Work required: Select the lines of the records containing the word "seaborn" and list them.

(Records with drawing code)
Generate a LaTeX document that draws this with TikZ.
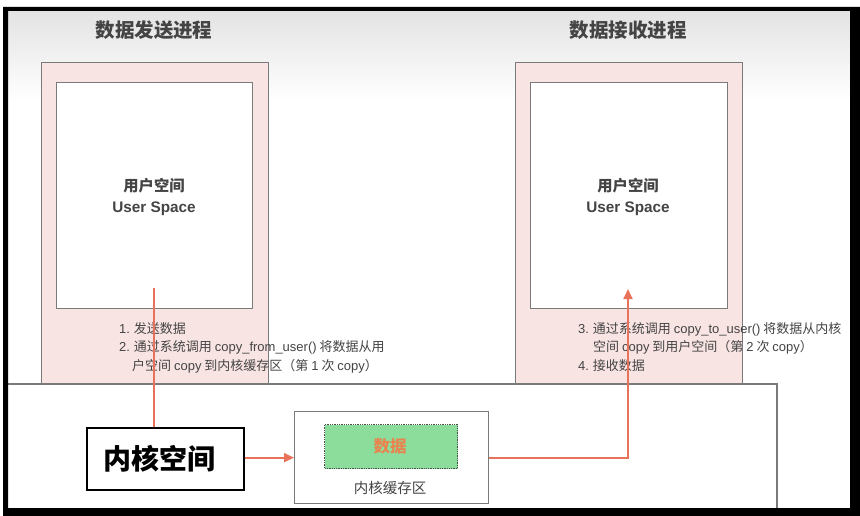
\documentclass[tikz,border=0pt]{standalone}
\usepackage{fontspec}
\setmainfont{Noto Sans CJK SC}
\newfontfamily\lat{Liberation Sans}
\usetikzlibrary{arrows.meta}
\definecolor{pinkfill}{HTML}{F9E4E4}
\definecolor{boxline}{HTML}{7A7A7A}
\definecolor{arr}{HTML}{E8735A}
\definecolor{greenfill}{HTML}{8CDC9C}
\definecolor{txt}{HTML}{444444}
\definecolor{datatxt}{HTML}{E8844F}
\tikzset{
  procbox/.style={draw=boxline, line width=1.3pt, fill=pinkfill},
  userbox/.style={draw=boxline, line width=1.3pt, fill=white},
  title/.style={font=\fontsize{19.5}{22}\selectfont\bfseries, text=txt},
  usertxt/.style={font=\fontsize{15.3}{21}\selectfont\bfseries, text=txt, align=center},
  note/.style={font=\fontsize{13}{14}\selectfont, text=txt, anchor=west, inner sep=0pt},
  flow/.style={draw=arr, line width=1.8pt},
  tip/.style={-{Triangle[length=10pt,width=9pt]}},
}
\begin{document}
\begin{tikzpicture}[x=1pt,y=-1pt]
\useasboundingbox (0,0) rectangle (860,516);
% background
\fill[white] (0,0) rectangle (860,516);
\shade[top color=black!11, bottom color=white] (8,11) rectangle (850,100);
% kernel area
\draw[boxline, line width=1.3pt, fill=white] (6,384) -- (777,384) -- (777,520);
% process boxes
\node[procbox, minimum width=227pt, minimum height=321pt, anchor=north west, inner sep=0pt] (sendproc) at (41,62) {};
\node[procbox, minimum width=227pt, minimum height=321pt, anchor=north west, inner sep=0pt] (recvproc) at (515,62) {};
\node[userbox, minimum width=196pt, minimum height=226pt, anchor=north west, inner sep=0pt] (senduser) at (56,82) {};
\node[userbox, minimum width=197pt, minimum height=226pt, anchor=north west, inner sep=0pt] (recvuser) at (530,82) {};
\draw[boxline, line width=1.3pt] (6,384) -- (777,384);
% titles
\node[title] (sendtitle) at (154,30) {数据发送进程};
\node[title] (recvtitle) at (628,30) {数据接收进程};
% user space labels
\node[usertxt] (sendlbl) at (154,197) {用户空间\\{\lat\bfseries User Space}};
\node[usertxt] (recvlbl) at (628,197) {用户空间\\{\lat\bfseries User Space}};
% notes
\node[note] (n1) at (119,329) {{\lat 1.} 发送数据};
\node[note] (n2) at (119,347.5) {{\lat 2.} 通过系统调用 {\lat copy\_from\_user()} 将数据从用};
\node[note] (n3) at (132,366) {户空间 {\lat copy} 到内核缓存区（第 {\lat 1} 次 {\lat copy}）};
\node[note] (n4) at (578,329) {{\lat 3.} 通过系统调用 {\lat copy\_to\_user()} 将数据从内核};
\node[note] (n5) at (593,347.5) {空间 {\lat copy} 到用户空间（第 {\lat 2} 次 {\lat copy}）};
\node[note] (n6) at (578,366) {{\lat 4.} 接收数据};
% kernel buffer
\node[draw=boxline, line width=1.3pt, fill=white, minimum width=194pt, minimum height=92pt, anchor=north west, inner sep=0pt] (buffer) at (294,411) {};
\node[draw=black!70, densely dotted, line width=1.3pt, fill=greenfill, minimum width=133pt, minimum height=44pt, anchor=north west, inner sep=0pt] (data) at (324,424) {};
\node[font=\fontsize{16.5}{18}\selectfont\bfseries, text=datatxt] (datalbl) at (390,446) {数据};
\node[font=\fontsize{14.5}{16}\selectfont, text=txt] (buflbl) at (390,488) {内核缓存区};
% connectors
\coordinate (sendstart) at (154,288);
\coordinate (recvend) at (628,289);
\draw[flow, tip, arr] (sendstart) |- (buffer.west);
\draw[flow, tip, arr] (buffer.east) -| (recvend);
% kernel space label
\node[draw=black, line width=1.6pt, fill=white, minimum width=157pt, minimum height=62pt, anchor=north west, inner sep=0pt] (kernel) at (86,427) {};
\node[font=\fontsize{28}{30}\selectfont\bfseries] (kerneltxt) at (159,459) {内核空间};
% frame
\fill[black, even odd rule] (3,7) rectangle (860,516) (8,11) rectangle (850,508);
\end{tikzpicture}
\end{document}
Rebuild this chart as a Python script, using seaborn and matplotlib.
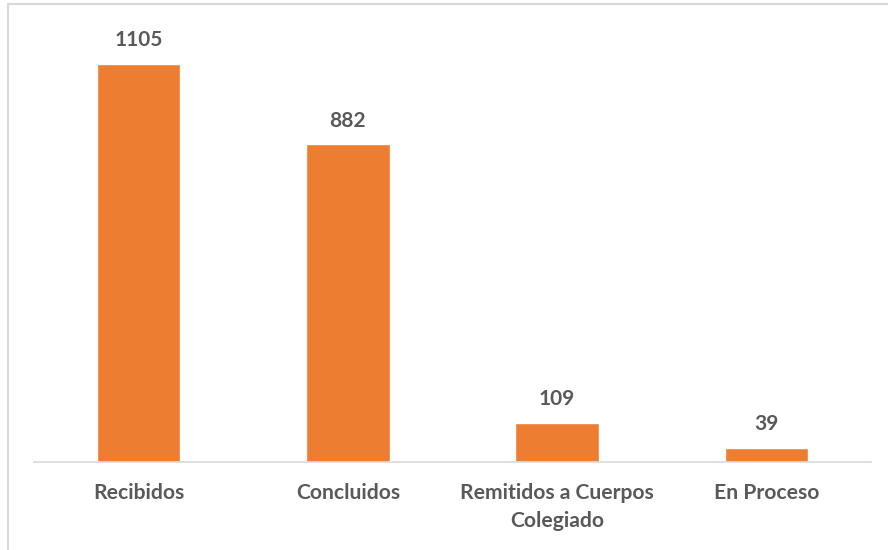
import matplotlib
matplotlib.use("Agg")
import matplotlib.pyplot as plt
from matplotlib.patches import Rectangle
import pandas as pd
import seaborn as sns

categories = ["Recibidos", "Concluidos", "Remitidos a Cuerpos\nColegiado", "En Proceso"]
values = [1105, 882, 109, 39]

BAR_COLOR = "#ED7D31"
TEXT_COLOR = "#595959"

df = pd.DataFrame({"Categoria": categories, "Total": values})

sns.set_theme(style="white")
plt.rcParams["font.family"] = ["Lato", "DejaVu Sans"]

W, H = 888, 550
fig = plt.figure(figsize=(W / 100, H / 100), dpi=100)
ax = fig.add_axes([34 / W, (H - 462) / H, (871 - 34) / W, 432 / H])

sns.barplot(data=df, x="Categoria", y="Total", color=BAR_COLOR, width=0.4,
            saturation=1, ax=ax)

ax.set_ylim(0, 1200)
ax.set_xlim(-0.5, len(categories) - 0.5)
ax.set_xlabel("")
ax.set_ylabel("")
ax.set_yticks([])
for side in ["top", "right", "left"]:
    ax.spines[side].set_visible(False)
ax.spines["bottom"].set_color("#D9D9D9")
ax.spines["bottom"].set_linewidth(1.2)
ax.tick_params(axis="x", length=0, pad=15, labelsize=15.2, labelcolor=TEXT_COLOR)
for lbl in ax.get_xticklabels():
    lbl.set_fontweight("bold")
    lbl.set_linespacing(1.5)

for cont in ax.containers:
    ax.bar_label(cont, labels=[str(v) for v in values], padding=10,
                 fontsize=15, fontweight="bold", color=TEXT_COLOR)

# chart area border
fig.patches.append(Rectangle((8 / W, -0.05), 1.1, 1 - 4 / H + 0.05,
                             transform=fig.transFigure, fill=False,
                             edgecolor="#D9D9D9", linewidth=1.5))

fig.savefig("out.png", dpi=100, facecolor="white")
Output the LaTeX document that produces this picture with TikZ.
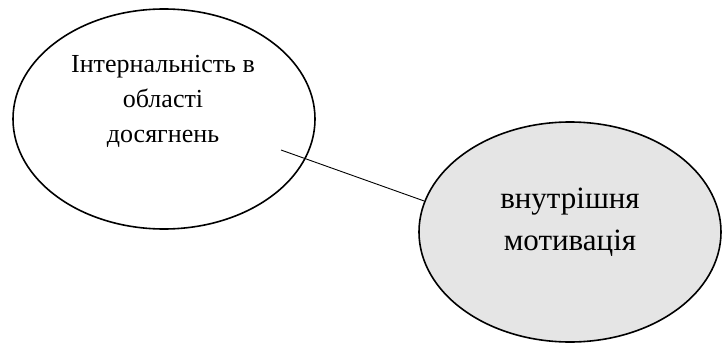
\documentclass[tikz,border=0pt]{standalone}
\usepackage{fontspec}
\setmainfont{Liberation Serif}
\usetikzlibrary{shapes.geometric}

\begin{document}
\begin{tikzpicture}[x=1pt, y=-1pt,
    blob/.style={draw, ellipse, line width=1.6pt, minimum width=302pt, minimum height=220pt, inner sep=0pt},
    blobtext/.style={align=center, font=\fontsize{26}{35}\selectfont}
]
    \useasboundingbox (0,0) rectangle (723,345);

    % Ellipses
    \node[blob] (intl) at (164,119) {};
    \node[blob, fill=gray!20] (motiv) at (570,232) {};

    % Labels
    \node[blobtext] (intltext) at (163,101) {Інтернальність в\\області\\досягнень};
    \node[blobtext, font=\fontsize{31}{42}\selectfont] (motivtext) at (570,222) {внутрішня\\мотивація};

    % Connector
    \coordinate (linkstart) at (281,150);
    \draw[line width=0.9pt] (linkstart) -- (motiv.168);
\end{tikzpicture}
\end{document}
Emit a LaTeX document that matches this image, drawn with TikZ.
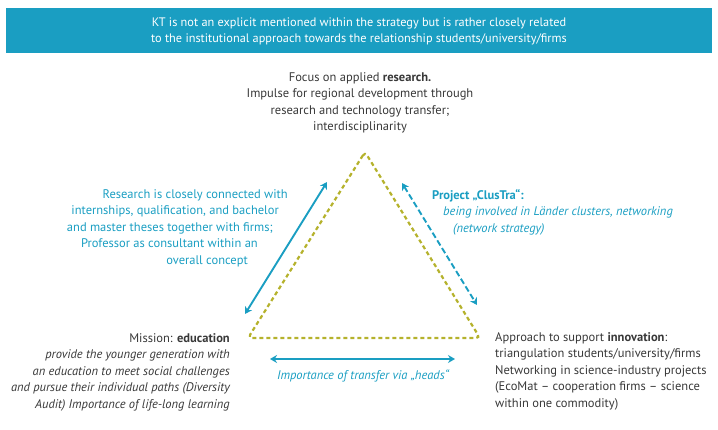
\documentclass[tikz,border=0pt]{standalone}
\usepackage{fontspec}
\setmainfont{PT Sans}
\usetikzlibrary{arrows.meta}
\definecolor{ktblue}{HTML}{1A9EC2}
\definecolor{ktolive}{HTML}{B5B22C}
\definecolor{ktgray}{HTML}{383838}

\begin{document}
\begin{tikzpicture}[x=1pt,y=-1pt,
  txt/.style={text=ktgray,font=\fontsize{12.5}{16.5}\selectfont,inner sep=0pt},
  bluetxt/.style={txt,text=ktblue},
  link/.style={ktblue,line width=1.9pt,{Stealth[length=7pt,width=8pt]}-{Stealth[length=7pt,width=8pt]}},
  ]
\useasboundingbox (0,0) rectangle (718,430);

% Banner on top
\node[fill=ktblue,minimum width=706pt,minimum height=45pt,inner sep=0pt,
  text=white,align=center,font=\fontsize{12.3}{16}\selectfont] (banner) at (359,31)
  {KT is not an explicit mentioned within the strategy but is rather closely related\\
   to the institutional approach towards the relationship students/university/firms};

% Triangle corners
\coordinate (top) at (365,152);
\coordinate (bl) at (248,338);
\coordinate (br) at (480,338);
\draw[ktolive,line width=2.2pt,dash pattern=on 4pt off 3pt,rounded corners=4pt]
  (top) -- (bl) -- (br) -- cycle;

% Corner texts
\node[txt,anchor=north,align=center] (research) at (360,72)
  {Focus on applied \textbf{research.}\\
   Impulse for regional development through\\
   research and technology transfer;\\
   interdisciplinarity};
\node[txt,anchor=north east,align=right] (education) at (230,333)
  {Mission: \textbf{education}\\
   \itshape provide the younger generation with\\
   \itshape an education to meet social challenges\\
   \itshape and pursue their individual paths (Diversity\\
   \itshape Audit) Importance of life-long learning};
\node[txt,anchor=north west,align=left] (innovation) at (495,332)
  {Approach to support \textbf{innovation}:\\
   triangulation students/university/firms\\
   Networking in science-industry projects\\
   (EcoMat – cooperation firms – science\\
   within one commodity)};

% Side texts
\node[bluetxt,anchor=north east,align=right] (links) at (288,189)
  {Research is closely connected with\\
   internships, qualification, and bachelor\rule{9pt}{0pt}\\
   and master theses together with firms;\rule{15pt}{0pt}\\
   Professor as consultant within an\rule{30pt}{0pt}\\
   overall concept\rule{40pt}{0pt}};
\node[bluetxt,anchor=north west,align=left] (clustra) at (432,189)
  {\textbf{Project „ClusTra“:}\\
   \rule{11pt}{0pt}\itshape being involved in Länder clusters, networking\\
   \rule{21pt}{0pt}\itshape (network strategy)};
\node[bluetxt,anchor=north,font=\fontsize{12.5}{16.5}\selectfont\itshape] (heads) at (363,370)
  {Importance of transfer via „heads“};

% Arrows along the sides
\coordinate (la1) at (245,314);
\coordinate (la2) at (327,182);
\coordinate (ra1) at (402,183);
\coordinate (ra2) at (477,305);
\coordinate (ba1) at (270,359);
\coordinate (ba2) at (455,359);
\draw[link] (la1) -- (la2);
\draw[link,dash pattern=on 6pt off 3pt] (ra1) -- (ra2);
\draw[link] (ba1) -- (ba2);

\end{tikzpicture}
\end{document}
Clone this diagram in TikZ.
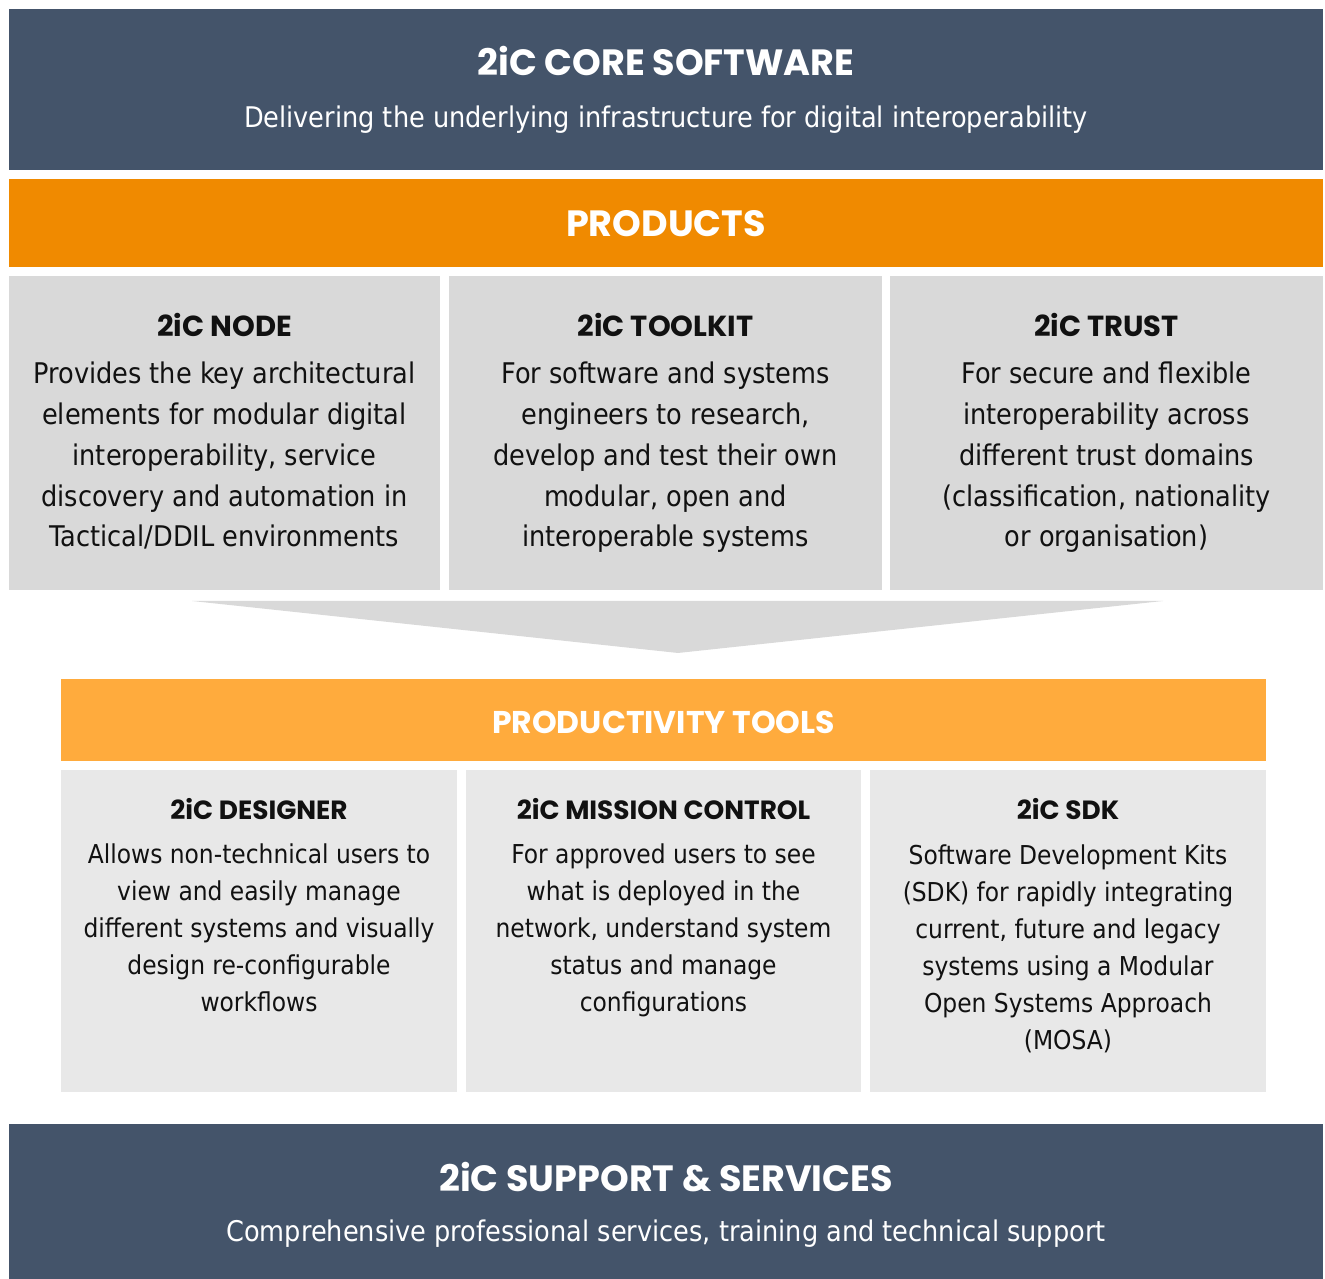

Reply:
Rebuild this chart as a Python script, using seaborn and matplotlib.
import seaborn as sns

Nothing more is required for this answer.